◆ **WORK TO BE COMPLETED**
Filter the data below for the string "chart" and copy each matching line.

◆ **DATA PROVIDED**
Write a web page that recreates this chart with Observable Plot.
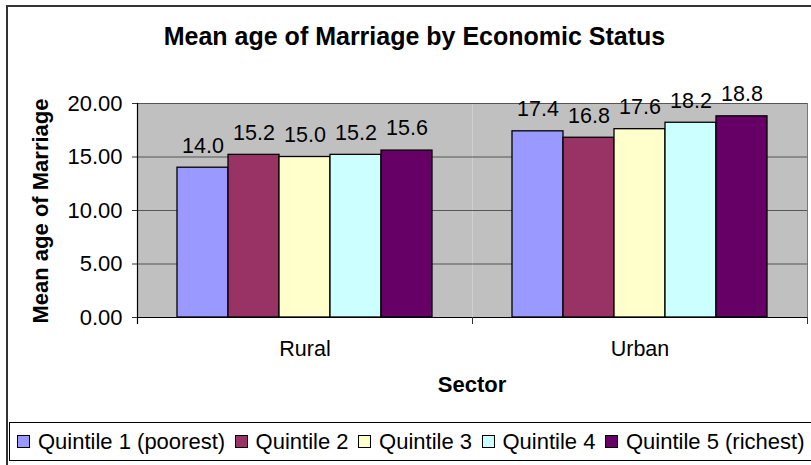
<!DOCTYPE html>
<html>
<head>
<meta charset="utf-8">
<script src="https://cdn.jsdelivr.net/npm/d3@7"></script>
<script src="https://cdn.jsdelivr.net/npm/@observablehq/plot@0.6"></script>
<style>
  html, body { margin: 0; padding: 0; background: #fff; }
  #chart { position: relative; width: 811px; height: 465px; overflow: hidden; font-family: "Liberation Sans", Arial, sans-serif; color: #000; }
  #outer { position: absolute; left: 6px; top: 5px; width: 900px; height: 600px; border: 2px solid #333; box-sizing: border-box; }
  #title { position: absolute; left: 14.5px; width: 800px; top: 24px; text-align: center; font-weight: bold; font-size: 25px; line-height: 25px; white-space: nowrap; }
  #ylab { position: absolute; left: 41px; top: 211px; transform: translate(-50%, -50%) rotate(-90deg); font-weight: bold; font-size: 22px; line-height: 22px; white-space: nowrap; }
  #xlab { position: absolute; left: 472px; top: 374px; transform: translateX(-50%); font-weight: bold; font-size: 22px; line-height: 22px; white-space: nowrap; }
  #plot { position: absolute; left: 0; top: 0; }
  #legend { position: absolute; left: 9px; top: 422px; width: 900px; height: 39px; border: 1px solid #000; box-sizing: border-box; display: flex; align-items: center; padding-left: 7px; font-size: 22px; white-space: nowrap; }
  .item { display: flex; align-items: center; margin-right: 9.5px; }
  .sw { width: 11px; height: 11px; border: 1px solid #000; margin-right: 8px; }
</style>
</head>
<body>
<div id="chart">
  <div id="outer"></div>
  <div id="plot"></div>
  <div id="title">Mean age of Marriage by Economic Status</div>
  <div id="ylab">Mean age of Marriage</div>
  <div id="xlab">Sector</div>
  <div id="legend"></div>
</div>
<script>
const sectors = ["Rural", "Urban"];
const quintiles = ["Quintile 1 (poorest)", "Quintile 2", "Quintile 3", "Quintile 4", "Quintile 5 (richest)"];
const ruralValues = [14.0, 15.2, 15.0, 15.2, 15.6];
const urbanValues = [17.4, 16.8, 17.6, 18.2, 18.8];
const quintileColors = ["#9999FF", "#993366", "#FFFFCC", "#CCFFFF", "#660066"];
const yTicks = [0, 5, 10, 15, 20];
const xTitle = "Sector";
const yTitle = "Mean age of Marriage";

const seriesBySector = {Rural: ruralValues, Urban: urbanValues};
const data = [];
for (const s of sectors) {
  seriesBySector[s].forEach((v, i) => data.push({sector: s, quintile: quintiles[i], value: v}));
}

const W = 811, H = 420, mTop = 103, mBottom = 103, mLeft = 137, mRight = 4;
const plotH = H - mTop - mBottom;

const chart = Plot.plot({
  width: W,
  height: H,
  marginTop: mTop,
  marginBottom: mBottom,
  marginLeft: mLeft,
  marginRight: mRight,
  style: {fontFamily: '"Liberation Sans", Arial, sans-serif', fontSize: "21.5px", background: "transparent", color: "#000", overflow: "visible"},
  fx: {domain: sectors, padding: 0, label: null},
  x: {domain: quintiles, paddingInner: 0, paddingOuter: 0.75, axis: null},
  y: {domain: [0, 20], axis: null},
  color: {domain: quintiles, range: quintileColors},
  marks: [
    Plot.frame({fill: "#C0C0C0", stroke: null}),
    Plot.ruleY(yTicks.filter(d => d > 0), {stroke: "#555", strokeWidth: 1}),
    Plot.frame({anchor: "right", stroke: "#777", facetAnchor: "right"}),
    Plot.barY(data, {fx: "sector", x: "quintile", y: "value", fill: "quintile", stroke: "#000", strokeWidth: 1.3}),
    Plot.text(data, {fx: "sector", x: "quintile", y: "value", text: d => d.value.toFixed(1), dy: -22, fontSize: 21.5, fill: "#000"}),
    Plot.ruleY([0], {stroke: "#000", strokeWidth: 1.2}),
    Plot.frame({anchor: "right", stroke: "#333", insetTop: plotH, insetBottom: -6}),
    Plot.frame({anchor: "left", stroke: "#000", strokeWidth: 1.2, insetBottom: -6, facetAnchor: "left"}),
    Plot.axisY({ticks: yTicks, tickFormat: d3.format(".2f"), tickSize: 5, tickPadding: 10, fontSize: 22, label: null, stroke: "#333"}),
    Plot.axisFx({anchor: "bottom", tickSize: 0, tickPadding: 23, fontSize: 21.5, label: null})
  ]
});
document.getElementById("plot").appendChild(chart);

const legend = document.getElementById("legend");
quintiles.forEach((q, i) => {
  const it = document.createElement("div");
  it.className = "item";
  const sw = document.createElement("div");
  sw.className = "sw";
  sw.style.background = quintileColors[i];
  const t = document.createElement("span");
  t.textContent = q;
  it.appendChild(sw);
  it.appendChild(t);
  legend.appendChild(it);
});
</script>
</body>
</html>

◆ **ANSWER TO THE EXERCISE**
Write a web page that recreates this chart with Observable Plot.
  #chart { position: relative; width: 811px; height: 465px; overflow: hidden; font-family: "Liberation Sans", Arial, sans-serif; color: #000; }
<div id="chart">
const chart = Plot.plot({
document.getElementById("plot").appendChild(chart);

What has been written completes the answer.